Dice Heidegger: “El existir está ‘aquí’ para sí mismo en el cómo de su ser más propio”. Nosotros decimos que el existir no está aquí para sí mismo, sino como proceso interno de una Totalidad problemática, y que tampoco está aquí en el cómo de su ser más propio (identidad fáctica) sino en el cómo de una posibilidad de apertura radical. Ni el ‘aquí’ está cerrado y encerrado en el mundo (puesto que el mundo sucede en la Existencia y la Existencia está sucediendo en la Totalidad), ni el aquí es un cómo propio, puesto que la conciencia supone una pregunta sin respuesta y plantea una identidad no determinada por el ‘mundo’. Según la intuición poética que mantengo en estas colaboraciones, no es el hombre el que se hace una pregunta, el hombre es la pregunta. El hombre es la pregunta que se está haciendo el mundo, la pregunta que se está haciendo la existencia. Es más: la existencia es la pregunta en sí, que está siendo formulada en eso que llamamos conciencia. Ya hemos hablado de esto, pero es fundamental para entender que no disponemos de un horizonte de respuesta, solo de un horizonte de pregunta. Nosotros no estamos preguntando, somos la pregunta, el estadio en que toda la existencia se hace pregunta. No estamos preguntando a nadie que nos pueda responder. Estamos siendo conscientes poéticamente de que ese alguien posible es la pregunta radical en sí misma. Algo tiene que estar sucediendo en la Totalidad para que no tenga respuesta. En lugar de un saber hermenéutico de sí mismo abocado a decirse racionalmente para el autoconocimiento de lo fáctico, intuimos un preguntar poético de sí mismo abocado a una experiencia tal que permita un proceso de identidad no fáctico: tal experiencia paradójica (única experiencia en la que la identidad es la pregunta) es a lo que nosotros llamamos amor.

Para nosotros la hermenéutica es la forma pura de evitar la pregunta como pregunta. Este es el límite que alcanza la razón, el logos, respecto a la existencia. Y la última etapa de su desarrollo es la fenomenología, que se constituye en ciencia de este saber fáctico de lo fáctico. Nosotros decimos que la pregunta radical por el sentido no se encuentra en la razón, no es una pregunta que se haga la razón. Tal preguntar sin respuesta es un acto genuino de la conciencia, la primera evidencia de que ha aparecido en el orden existencial algo que puede abrir lo cerrado de la facticidad (supervivencia-razón). Podríamos decirlo de esta manera: para la razón, la pregunta se encuentra dentro de la existencia; para la conciencia, la existencia se encuentra dentro de la pregunta. Mientras para Heidegger el hombre aparece absolutamente determinado por el mundo fáctico, nuestra perspectiva poética es la contraria: el mundo queda absolutamente problematizado por el hombre, no por el hombre-animal-superviviente, sino por el hombre-conciencia-poética que pregunta.
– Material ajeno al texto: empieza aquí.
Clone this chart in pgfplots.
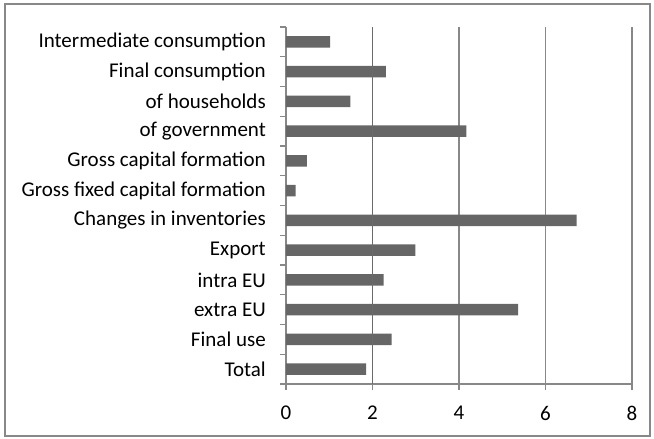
\documentclass[border=0pt]{standalone}
\usepackage{pgfplots}
\pgfplotsset{compat=1.18}
\usepackage{fontspec}
\setmainfont{Carlito}

\definecolor{barc}{HTML}{666666}
\definecolor{gridc}{HTML}{888888}
\definecolor{twoc}{HTML}{6A6A6A}

\begin{document}
\begin{tikzpicture}
\path[use as bounding box] (-286bp,-55bp) rectangle (368bp,384bp);
\begin{axis}[
	at={(0,0)}, anchor=south west,
	scale only axis,
	width=346bp, height=357bp,
	xbar,
	bar width=11.5bp,
	xmin=0, xmax=8,
	ymin=-0.5, ymax=11.5,
	xtick={0,2,4,6,8},
	ytick={0,...,11},
	yticklabels={Total,Final use,extra EU,intra EU,Export,Changes in inventories,Gross fixed capital formation,Gross capital formation,of government,of households,Final consumption,Intermediate consumption},
	minor ytick={-0.5,0.5,...,11.5},
	axis lines*=left,
	axis line style={gridc, line width=1.2bp},
	tick align=outside,
	major tick length=6bp,
	minor tick length=6bp,
	major y tick style={draw=none},
	minor y tick style={gridc, line width=1.2bp},
	major x tick style={gridc, line width=1.2bp},
	xmajorgrids,
	major grid style={gridc, line width=1.2bp},
	/pgf/number format/assume math mode=true,
	tick label style={font=\fontsize{21bp}{25bp}\selectfont, inner sep=0pt},
	yticklabel style={anchor=east, xshift=-14bp},
	xticklabel style={anchor=north, yshift=-16bp},
]
\addplot[fill=barc, draw=none] coordinates {
	(1.85,0) (2.44,1) (5.37,2) (2.26,3) (2.99,4) (6.72,5)
	(0.22,6) (0.48,7) (4.17,8) (1.49,9) (2.31,10) (1.02,11)
};
\draw[twoc, line width=1.8bp] (axis cs:2,-0.5) -- (axis cs:2,11.5);
\end{axis}
\draw[gridc, line width=1.2bp] (-281bp,-52bp) rectangle (364bp,380bp);
\end{tikzpicture}
\end{document}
Debo reconocer que a muchos lectores de El rincón del Haiku estas consideraciones les podrán parecer ‘harina de otro costal’, tal vez intempestivas o excesivas. Si afirmara que el subconsciente de muchos de los que se consideran haijines occidentales responde a la metafísica heideggeriana tal vez estaría excediéndome, pero me parece necesario tener en cuenta el tenor de estas poéticas de la racionalidad que vengo comentando, porque constituyen el sustrato cultural en el que nos movemos lo queramos o no, y es ese sustrato el que hay que hacer añicos, desde mi punto de vista, para entender el haiku como estricta experiencia poética de la conciencia, que es lo que me he propuesto compartir en la medida de mis posibilidades. La palabra del haiku no es palabra que va del hombre a la cosa, para nombrarla, fundarla o definirla. El haijín no es un fenomenólogo. No es un captador de belleza, ni siquiera un descubridor de las manifiestas u ocultas relaciones entre las cosas que están ‘ahí’ en el mundo. La palabra del haiku es ‘poética’, sale de la cosa fáctica y se encuentra (en el momento del haiku) en el estadio de la conciencia. El haijín no es un testigo inmóvil del mundo. Es el momento, el estadio, en el que el mundo comienza a poder salir de su encerrona fáctica. No sabemos a dónde está saliendo. Pero sabemos que la puerta acaba de abrirse. El haiku es la apertura de esa puerta. Transitar la apertura es ir hacia el no saber.